A América Latina, ou ao menos uma parte substantiva do continente, está a passar por um conjunto de levante populares cuja força vem de articulações inéditas entre recusa radical da ordem econômica neoliberal, sublevações que tensionam, ao mesmo tempo, todos os níveis de violência que compõem nosso tecido social e modelos de organização insurrecional de larga extensão. As imagens de lutas contra a reforma tributária que tem à frente sujeitos trans em afirmação de sua dignidade social ou desempregados a fazer barricadas juntamente com feministas explicam bem o que “revolução molecular” significa nesse contexto.

Ela significa que estamos diante de insurreições não centralizadas em um linha de comando e que criam situações que podem reverberar, em um só movimento, tanto a luta contra disciplinas naturalizadas na colonização dos corpos e na definição de seus pretensos lugares quanto contra macroestruturas de espoliação do trabalho. São sublevações que operam transversalmente, colocando em questão, de forma não hierárquica, todos os níveis das estruturas de reprodução da vida social.

De fato, o século XXI começou assim. Engana-se quem acredita que o século XXI começou em 11 de setembro de 2001, com o atentado contra o World Trade Center.
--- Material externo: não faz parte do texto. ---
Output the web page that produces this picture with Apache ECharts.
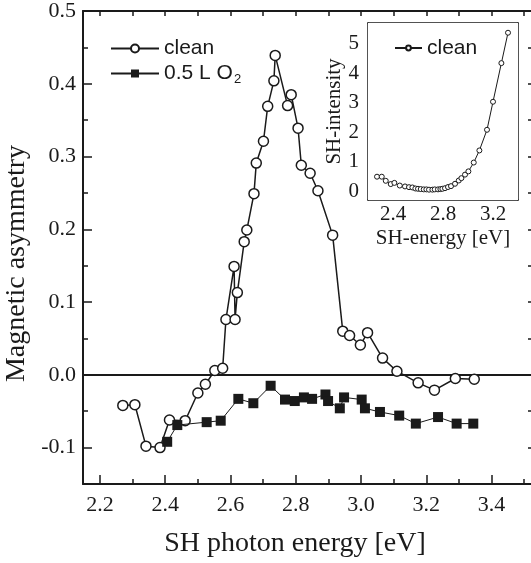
<!DOCTYPE html>
<html>
<head>
<meta charset="utf-8">
<script src="https://cdn.jsdelivr.net/npm/echarts@6/dist/echarts.min.js"></script>
<style>
  html, body { margin: 0; padding: 0; background: #fff; }
  #main { width: 531px; height: 563px; }
</style>
</head>
<body>
<div id="main"></div>
<script>
// main plot: magnetic asymmetry vs photon energy
const cleanX = [2.270, 2.307, 2.341, 2.384, 2.413, 2.461, 2.500, 2.523, 2.552, 2.576,
  2.586, 2.611, 2.614, 2.621, 2.642, 2.650, 2.672, 2.679, 2.701, 2.714,
  2.733, 2.737, 2.775, 2.786, 2.807, 2.817, 2.844, 2.868, 2.913, 2.944,
  2.965, 2.998, 3.020, 3.066, 3.110, 3.175, 3.225, 3.289, 3.347];
const cleanY = [-0.042, -0.041, -0.098, -0.100, -0.062, -0.063, -0.025, -0.013, 0.006, 0.009,
  0.076, 0.149, 0.076, 0.113, 0.183, 0.199, 0.249, 0.291, 0.321, 0.369,
  0.404, 0.439, 0.370, 0.385, 0.339, 0.288, 0.277, 0.253, 0.192, 0.060,
  0.054, 0.041, 0.058, 0.023, 0.005, -0.011, -0.021, -0.005, -0.006];

const oxX = [2.406, 2.437, 2.527, 2.570, 2.624, 2.670, 2.723, 2.767, 2.797, 2.825,
  2.850, 2.891, 2.899, 2.935, 2.948, 3.002, 3.012, 3.058, 3.117, 3.168,
  3.236, 3.293, 3.344];
const oxY = [-0.092, -0.069, -0.065, -0.063, -0.033, -0.039, -0.015, -0.034, -0.036, -0.031,
  -0.033, -0.027, -0.036, -0.046, -0.031, -0.034, -0.046, -0.051, -0.056, -0.067,
  -0.058, -0.067, -0.067];

// inset: SH intensity (clean)
const insetX = [2.272, 2.310, 2.342, 2.382, 2.411, 2.454, 2.496, 2.528, 2.555, 2.579,
  2.600, 2.622, 2.646, 2.667, 2.688, 2.715, 2.734, 2.760, 2.779, 2.795,
  2.816, 2.840, 2.864, 2.896, 2.926, 2.947, 2.976, 3.003, 3.046, 3.091,
  3.152, 3.200, 3.267, 3.320];
const insetY = [0.49, 0.49, 0.35, 0.24, 0.28, 0.19, 0.16, 0.135, 0.125, 0.09,
  0.08, 0.07, 0.06, 0.06, 0.05, 0.05, 0.06, 0.06, 0.07, 0.08,
  0.10, 0.14, 0.17, 0.25, 0.36, 0.44, 0.56, 0.67, 0.97, 1.38,
  2.08, 3.03, 4.34, 5.37];

// tick values
const xMajor = [2.2, 2.4, 2.6, 2.8, 3.0, 3.2, 3.4];
const xMinor = [2.3, 2.5, 2.7, 2.9, 3.1, 3.3, 3.5];
const yMajor = [-0.1, 0.0, 0.1, 0.2, 0.3, 0.4, 0.5];
const yMinor = [-0.15, -0.05, 0.05, 0.15, 0.25, 0.35, 0.45];
const insetXTicks = [2.4, 2.8, 3.2];
const insetYTicks = [0, 1, 2, 3, 4, 5];

const ink = '#1a1a1a';
const serif = '"Liberation Serif", "DejaVu Serif", serif';
const sans = '"Liberation Sans", Arial, sans-serif';

const zip = (xs, ys) => xs.map((x, i) => [x, ys[i]]);

function line(show, width) {
  return { show: show, onZero: false, lineStyle: { color: ink, width: width } };
}
function ticks(values, len, width) {
  return { inside: true, length: len, customValues: values, lineStyle: { color: ink, width: width } };
}
// axis that only draws ticks (and maybe the frame line)
function tickAxis(extra) {
  return Object.assign({
    type: 'value',
    axisLabel: { show: false },
    splitLine: { show: false }
  }, extra);
}

const X_MIN = 2.148, X_MAX = 3.527;
const Y_MIN = -0.15, Y_MAX = 0.5;
const IX_MIN = 2.2, IX_MAX = 3.4;
const IY_MIN = -0.3, IY_MAX = 5.7;

const chart = echarts.init(document.getElementById('main'));
chart.setOption({
  backgroundColor: '#fff',
  animation: false,
  grid: [
    { left: 83, top: 11, right: -2, bottom: 79, outerBoundsMode: 'none', containLabel: false },
    { left: 368, top: 23, width: 150, height: 177, outerBoundsMode: 'none', containLabel: false,
      show: true, backgroundColor: '#fff', borderWidth: 0, z: 3 }
  ],
  legend: [
    {
      left: 105, top: 33, orient: 'vertical',
      itemWidth: 48, itemHeight: 10, itemGap: 4,
      data: ['clean', '0.5 L O2'],
      formatter: function (name) {
        return name === '0.5 L O2' ? '{t|0.5 L O}{s|2}' : '{t|clean}';
      },
      textStyle: {
        color: ink,
        rich: {
          t: { fontFamily: sans, fontSize: 21, color: ink, lineHeight: 24 },
          s: { fontFamily: sans, fontSize: 13, color: ink, verticalAlign: 'bottom', padding: [10, 0, 0, 1] }
        }
      }
    },
    {
      left: 389, top: 31, orient: 'vertical', z: 5,
      itemWidth: 27, itemHeight: 6,
      data: ['insetClean'],
      formatter: function () { return 'clean'; },
      textStyle: { fontFamily: sans, fontSize: 21, color: ink, lineHeight: 24 }
    }
  ],
  xAxis: [
    // main bottom: major ticks + labels
    {
      type: 'value', gridIndex: 0, position: 'bottom', min: X_MIN, max: X_MAX,
      axisLine: line(true, 2),
      axisTick: ticks(xMajor, 9, 1.5),
      axisLabel: {
        customValues: xMajor, margin: 10, color: ink, fontFamily: serif, fontSize: 22,
        formatter: v => v.toFixed(1)
      },
      splitLine: { show: false },
      name: 'SH photon energy [eV]', nameLocation: 'middle', nameGap: 46,
      nameTextStyle: { fontFamily: serif, fontSize: 28, color: ink, padding: [0, 26, 0, 0] }
    },
    tickAxis({ gridIndex: 0, position: 'bottom', min: X_MIN, max: X_MAX,
      axisLine: line(false, 2), axisTick: ticks(xMinor, 5, 1.5) }),
    tickAxis({ gridIndex: 0, position: 'top', min: X_MIN, max: X_MAX,
      axisLine: line(true, 2), axisTick: ticks(xMajor.concat(xMinor), 5, 1.5) }),
    // inset
    {
      type: 'value', gridIndex: 1, position: 'bottom', min: IX_MIN, max: IX_MAX,
      axisLine: line(true, 1.5),
      axisTick: ticks(insetXTicks, 4, 1.2),
      axisLabel: {
        customValues: insetXTicks, margin: 4, color: ink, fontFamily: serif, fontSize: 21,
        formatter: v => v.toFixed(1)
      },
      splitLine: { show: false },
      name: 'SH-energy [eV]', nameLocation: 'middle', nameGap: 28,
      nameTextStyle: { fontFamily: serif, fontSize: 21, color: ink }
    },
    tickAxis({ gridIndex: 1, position: 'top', min: IX_MIN, max: IX_MAX,
      axisLine: line(true, 1.5), axisTick: ticks(insetXTicks, 4, 1.2) })
  ],
  yAxis: [
    {
      type: 'value', gridIndex: 0, position: 'left', min: Y_MIN, max: Y_MAX,
      axisLine: line(true, 2),
      axisTick: ticks(yMajor, 9, 1.5),
      axisLabel: {
        customValues: yMajor, margin: 7, color: ink, fontFamily: serif, fontSize: 22,
        formatter: v => v.toFixed(1)
      },
      splitLine: { show: false },
      name: 'Magnetic asymmetry', nameLocation: 'middle', nameGap: 50,
      nameTextStyle: { fontFamily: serif, fontSize: 28, color: ink, padding: [0, 32, 0, 0] }
    },
    tickAxis({ gridIndex: 0, position: 'left', min: Y_MIN, max: Y_MAX,
      axisLine: line(false, 2), axisTick: ticks(yMinor, 5, 1.5) }),
    tickAxis({ gridIndex: 0, position: 'right', min: Y_MIN, max: Y_MAX,
      axisLine: line(true, 2), axisTick: ticks(yMajor.concat(yMinor), 5, 1.5) }),
    // inset
    {
      type: 'value', gridIndex: 1, position: 'left', min: IY_MIN, max: IY_MAX,
      axisLine: line(true, 1.5),
      axisTick: ticks(insetYTicks, 4, 1.2),
      axisLabel: { customValues: insetYTicks, margin: 9, color: ink, fontFamily: serif, fontSize: 21 },
      splitLine: { show: false },
      name: 'SH-intensity', nameLocation: 'middle', nameGap: 20,
      nameTextStyle: { fontFamily: serif, fontSize: 21, color: ink }
    },
    tickAxis({ gridIndex: 1, position: 'right', min: IY_MIN, max: IY_MAX,
      axisLine: line(true, 1.5), axisTick: ticks(insetYTicks, 4, 1.2) })
  ],
  series: [
    {
      name: 'clean', type: 'line', xAxisIndex: 0, yAxisIndex: 0,
      data: zip(cleanX, cleanY),
      symbol: 'circle', symbolSize: 10, showAllSymbol: true,
      lineStyle: { color: ink, width: 1.5 },
      itemStyle: { color: '#fff', borderColor: ink, borderWidth: 1.5 },
      z: 3,
      markLine: {
        silent: true, symbol: 'none', z: 1,
        label: { show: false },
        lineStyle: { color: ink, width: 2, type: 'solid' },
        data: [{ yAxis: 0 }]
      }
    },
    {
      name: '0.5 L O2', type: 'line', xAxisIndex: 0, yAxisIndex: 0,
      data: zip(oxX, oxY),
      symbol: 'rect', symbolSize: 10, showAllSymbol: true,
      lineStyle: { color: ink, width: 1 },
      itemStyle: { color: ink, borderColor: ink, borderWidth: 0 },
      z: 4
    },
    {
      name: 'insetClean', type: 'line', xAxisIndex: 3, yAxisIndex: 3,
      data: zip(insetX, insetY),
      symbol: 'circle', symbolSize: 5, showAllSymbol: true,
      lineStyle: { color: ink, width: 1 },
      itemStyle: { color: '#fff', borderColor: ink, borderWidth: 1 },
      z: 4
    }
  ]
});
</script>
</body>
</html>
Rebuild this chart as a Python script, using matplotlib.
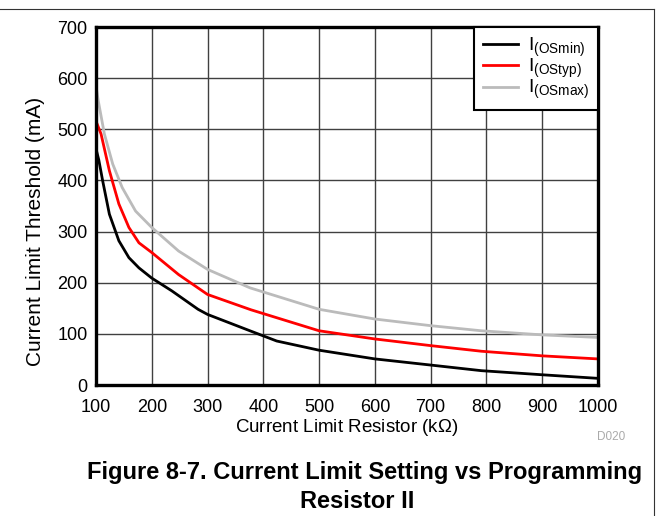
import matplotlib.pyplot as plt
from matplotlib.lines import Line2D

plt.rcParams['font.family'] = ['Liberation Sans', 'DejaVu Sans']
plt.rcParams['mathtext.default'] = 'regular'

# resistor (kOhm) vs current limit threshold (mA)
r_min = [100, 105, 112, 124, 141, 159, 177, 200, 236, 283, 300, 376, 424,
         500, 600, 700, 791, 900, 1000]
i_min = [462, 440, 399, 334, 282, 249, 229, 209, 184, 148, 138, 106, 86,
         68, 51, 39, 28, 20, 13]

r_typ = [100, 109, 124, 141, 159, 177, 200, 248, 300, 378, 500, 600, 700,
         791, 900, 1000]
i_typ = [516, 491, 419, 354, 308, 278, 259, 216, 177, 147, 106, 90, 77,
         66, 57, 51]

r_max = [100, 104, 115, 130, 147, 171, 200, 248, 300, 376, 500, 600, 700,
         791, 900, 1000]
i_max = [585, 556, 491, 432, 386, 340, 308, 262, 226, 190, 148, 129, 116,
         106, 98, 93]

x_ticks = [100, 200, 300, 400, 500, 600, 700, 800, 900, 1000]
y_ticks = [0, 100, 200, 300, 400, 500, 600, 700]

W, H = 658, 516
fig = plt.figure(figsize=(W / 100, H / 100), dpi=100)
ax = fig.add_axes([96 / W, 1 - 385 / H, (598 - 96) / W, (385 - 27) / H])

ax.plot(r_min, i_min, color='black', lw=2, label=r'I$_{(OSmin)}$')
ax.plot(r_typ, i_typ, color='#ff0000', lw=2, label=r'I$_{(OStyp)}$')
ax.plot(r_max, i_max, color='#bbbbbb', lw=2, label=r'I$_{(OSmax)}$')

ax.set_xlim(100, 1000)
ax.set_ylim(0, 700)
ax.set_xticks(x_ticks)
ax.set_yticks(y_ticks)
ax.tick_params(labelsize=13, length=0)
ax.tick_params(axis='x', pad=10)
ax.tick_params(axis='y', pad=6)
ax.grid(True, color='#404040', lw=1)
ax.set_axisbelow(True)
for s in ax.spines.values():
    s.set_linewidth(2.4)

fig.text(347 / W, 1 - 428 / H, 'Current Limit Resistor (k$\\Omega$)',
         fontsize=13.5, ha='center', va='center')
fig.text(36 / W, 1 - 231 / H, 'Current Limit Threshold (mA)',
         fontsize=15, rotation=90, ha='center', va='center')

leg = ax.legend(loc='upper right', fontsize=14, frameon=True, fancybox=False,
                edgecolor='black', framealpha=1, borderaxespad=0,
                handlelength=1.8, handletextpad=0.5, labelspacing=-0.1,
                borderpad=0.45)
leg.get_frame().set_linewidth(1.5)

fig.text(611 / W, 1 - 437 / H, 'D020', fontsize=8.5, color='#aaaaaa',
         ha='center', va='center')
fig.text(365 / W, 1 - 472 / H, 'Figure 8-7. Current Limit Setting vs Programming',
         fontsize=17, fontweight='bold', ha='center', va='center')
fig.text(357 / W, 1 - 501 / H, 'Resistor II',
         fontsize=17, fontweight='bold', ha='center', va='center')

# figure frame (top and right edges)
fig.add_artist(Line2D([0, 654 / W], [1 - 9 / H, 1 - 9 / H],
                      transform=fig.transFigure, color='#333333', lw=0.8))
fig.add_artist(Line2D([654 / W, 654 / W], [1 - 9 / H, 0],
                      transform=fig.transFigure, color='#333333', lw=0.8))

fig.savefig('out.png', dpi=100)
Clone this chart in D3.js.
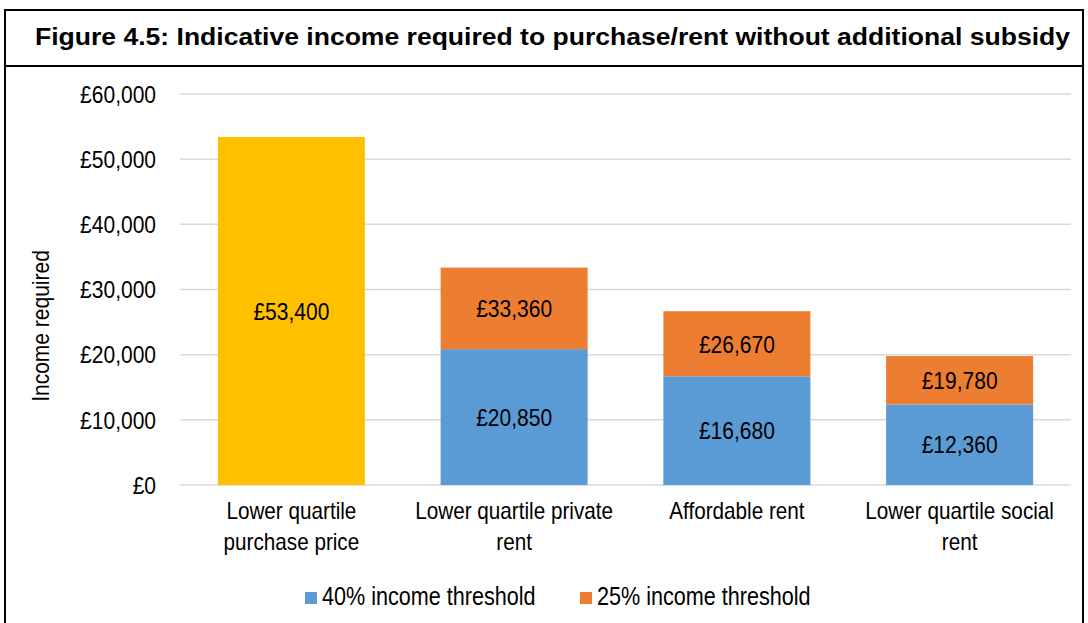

Essa é a maneira como alguns gostariam de contá-lo. Pois seria a forma de colocar o século sob o signo do medo, da “ameaça terrorista” que nunca passa, que se torna uma forma normal de governo. Colocar nosso século sob o signo paranoico da fronteira ameaçada, da identidade invadida. Como se nossa demanda política fundamental fosse, em uma retração de horizontes, segurança e proteção policial.

Na verdade, o século XXI começou em uma pequena cidade da Tunísia chamada Sidi Bouzid, no dia 17 de dezembro de 2010. Ou seja, começou longe dos holofotes, longe dos centros do capitalismo global. Ele começou na periferia. Nesse dia, um vendedor ambulante, Mohamed Bouazizi decidiu ir reclamar com o governador regional e exigir a devolução de seu carrinho de venda de frutas, que fora confiscado pela polícia. Vítima constante de extorsões policiais, Bouazizi foi à sede do Governo com uma cópia da lei em punho. No que ele foi recebido por uma policial que rasgou a cópia na sua frente e lhe deu um tapa na cara.

Bouazizi então tacou fogo em seu próprio corpo. Depois disso, a Tunísia entrou em convulsão, o Governo de Ben Ali caiu, levando insurreições em quase todos os país árabes. Começava assim o século XXI: com um corpo imolado por não aceitar submeter-se ao poder. Começava assim a Primavera Árabe. Com um ato que dizia: melhor a morte do que a sujeição, com uma conjunção toda particular entre uma ação restrita (reclamar por ter seu carrinho de venda de frutas apreendido) e uma reação agonística (imolar-se) que reverbera por todos os poros do tecido social.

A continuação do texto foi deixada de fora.